If a GPU is available, the app will use it automatically for Transformers pipelines.
Changing the model in Advanced will reload the text-generation pipeline on the next turn.

How to use

Go to Main and tap the mic bubble. Speak naturally.
Tap again to finish your turn. The model replies; if TTS is enabled, you’ll hear it.
The Advanced tab updates live with PHQ‑9 scores and severity. Adjust the confidence threshold if you want the assessment to stop earlier/later.

Troubleshooting

No mic input detected:
- Ensure the site has microphone permission in your browser settings.
- Try refreshing the page after granting permission.
Can’t hear TTS:
- Enable the “Speak clinician responses (TTS)” toggle in Advanced.
- Ensure your system audio output is correct.

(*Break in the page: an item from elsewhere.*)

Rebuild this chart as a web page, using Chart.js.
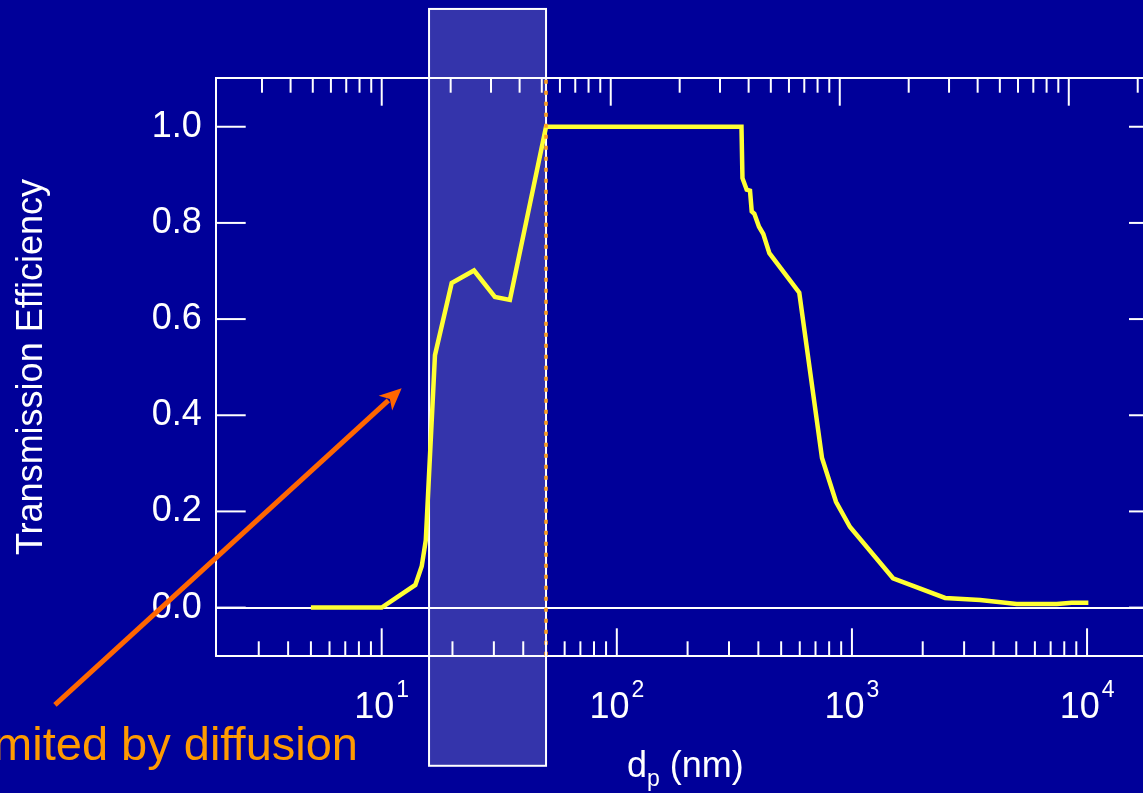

Some browsers block auto‑play without interaction—use the mic once, then it should work.
Model download slow or fails:
- Check internet connectivity and try again. Some models are large.
Assessment doesn’t stop:
- Increase the confidence threshold slider (τ) in Advanced, or wait until the cap (MAX_TURNS).

Safety

This demo does not provide therapy or emergency counseling. If a user expresses suicidal intent or risk is inferred, the app ends the conversation and advises contacting emergency services (e.g., 988 in the U.S.).

Development notes

Framework: Gradio Blocks
ASR: Transformers pipeline (Whisper)
TTS: gTTS
Prosody features: librosa (lightweight proxies) for the scoring prompt

PRs and experiments are welcome. This is a research prototype and not a clinical tool.